The science has been touched upon in Chapter 1; what is happening on earth today in Chapters 2, 3 and 4. Chapter 5 has turned towards some of the reasons for optimism in the face of what appears to be catastrophic consequences for climate and ecology over the following decades and centuries. Hawken (2007: 165) elaborates on reasons for optimism:

These groups defend against corrupt politics and climate change, corporate predation and the death of the oceans, governmental indifference and pandemic poverty, industrial forestry and farming, and depletion of soil and water. … Individuals are associating, hooking up, and identifying with one another. From that meeting and experience they are forming units, inventing again and again pieces of a larger organism, enjoining associations and volunteers and committees and groups, and assembling these into a mosaic of activity as if they were solving a jigsaw puzzle without ever having seen the picture on its box. The insanity of human destructiveness may be matched by an older grace and intelligence that is fastening us together in ways we have never before seen or imagined.

 The reference to ‘an older grace and intelligence’ is a clear link to the ways of thinking and living associated with older cultures, as discussed in the previous sub-section. Hawken’s optimism in this regard can be further understood in light of his ‘biological’ metaphor for the movement, one that is again compatible with ideas associated with older cultures and the Orphic. He writes (2007: 141-142),

The movement is that part of humanity which has assumed the task of protecting and saving itself. If we accept that the metaphor of an organism can be applied to humankind, we can imagine a collective movement that would protect, repair and restore the organism’s capacity to endure when threatened. If so, that capacity to respond would function like an immune system, which operates independently of an individual person’s intent. Specifically, the shared activity of hundreds of thousands of nonprofit organizations can be seen as humanity’s immune response to toxins like political corruption, economic disease, and ecological degradation.

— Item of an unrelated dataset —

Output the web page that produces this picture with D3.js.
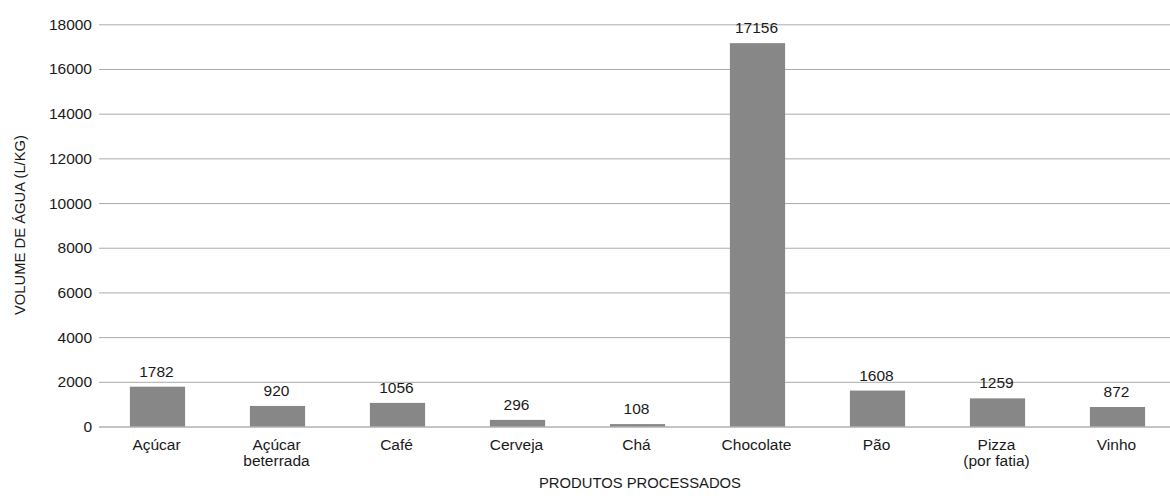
<!DOCTYPE html>
<html>
<head>
<meta charset="utf-8">
<script src="https://cdn.jsdelivr.net/npm/d3@7/dist/d3.min.js"></script>
<style>
  html, body { margin: 0; padding: 0; background: #fff; }
  svg { display: block; font-family: "Liberation Sans", Arial, Helvetica, sans-serif; }
</style>
</head>
<body>
<svg id="chart" width="1170" height="498"></svg>
<script>
// Water footprint of processed products (litres per kg)
const categories = ["Açúcar", "Açúcar\nbeterrada", "Café", "Cerveja", "Chá", "Chocolate", "Pão", "Pizza\n(por fatia)", "Vinho"];
const values = [1782, 920, 1056, 296, 108, 17156, 1608, 1259, 872];
const yTicks = [0, 2000, 4000, 6000, 8000, 10000, 12000, 14000, 16000, 18000];
const yTitle = "VOLUME DE ÁGUA (L/KG)";
const xTitle = "PRODUTOS PROCESSADOS";

const svg = d3.select("#chart");
const plotLeft = 97.5, plotRight = 1177.5, plotTop = 24.3, plotBottom = 426.5;
const ink = "#1a1a1a";

const x = d3.scaleBand().domain(categories).range([plotLeft, plotRight]).paddingInner(0.54).paddingOuter(0.27);
const y = d3.scaleLinear().domain([0, 18000]).range([plotBottom, plotTop]);

// horizontal grid lines with tick labels on the left
const yAxis = d3.axisLeft(y).tickValues(yTicks).tickSize(-(1170 - 99)).tickPadding(7).tickFormat(d3.format("d"));
const gy = svg.append("g").attr("transform", `translate(99,0)`).call(yAxis);
gy.select(".domain").remove();
gy.selectAll(".tick line").attr("stroke", d => d === 0 ? "#8a8a8a" : "#ababab").attr("stroke-width", 1);
gy.selectAll(".tick text").attr("fill", ink).style("font-size", "15.5px").attr("x", -7);

// bars
svg.append("g").selectAll("rect").data(values).join("rect")
  .attr("x", (d, i) => x(categories[i]))
  .attr("width", x.bandwidth())
  .attr("y", d => y(d))
  .attr("height", d => y(0) - y(d))
  .attr("fill", "#878787");

// value labels
svg.append("g").selectAll("text").data(values).join("text")
  .attr("x", (d, i) => x(categories[i]) + x.bandwidth() / 2 - 1)
  .attr("y", d => y(d) - 10)
  .attr("text-anchor", "middle")
  .attr("fill", ink)
  .style("font-size", "15.5px")
  .text(d => d);

// category labels (multi-line)
const cat = svg.append("g").selectAll("text").data(categories).join("text")
  .attr("x", d => x(d) + x.bandwidth() / 2 - 1)
  .attr("y", 450)
  .attr("text-anchor", "middle")
  .attr("fill", ink)
  .style("font-size", "15.5px");
cat.each(function (d) {
  const lines = d.split("\n");
  const t = d3.select(this);
  lines.forEach((ln, k) => {
    t.append("tspan").attr("x", t.attr("x")).attr("dy", k === 0 ? 0 : 16).text(ln);
  });
});

// axis titles
svg.append("text")
  .attr("x", 640).attr("y", 488)
  .attr("text-anchor", "middle")
  .attr("fill", ink)
  .style("font-size", "14.8px")
  .text(xTitle);

svg.append("text")
  .attr("transform", "translate(24.5,225) rotate(-90)")
  .attr("text-anchor", "middle")
  .attr("fill", ink)
  .style("font-size", "14.8px")
  .text(yTitle);
</script>
</body>
</html>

Here is a powerful resonance with a more organic view of life on the planet, one where human beings are seen as part of nature, and accordingly it resonates with ‘the Orphic’ attitude (Hadot 2008: 92) as discussed in the introduction to this chapter. This organic metaphor would be intolerable in strictly reductionist science, as explored in Chapter 3. To repeat part of an extract that appeared near the start of this sub-section in order to draw explicit attention to the importance of the metaphor, “…perhaps [this was] the growth of something organic, if not biologic. Rather than a movement in the conventional sense, could it be an instinctive, collective response to threat?” This question will end this sub-section and be brought back into focus (indirectly, at least) in the sub-section examining Sheldrake’s morphic resonance.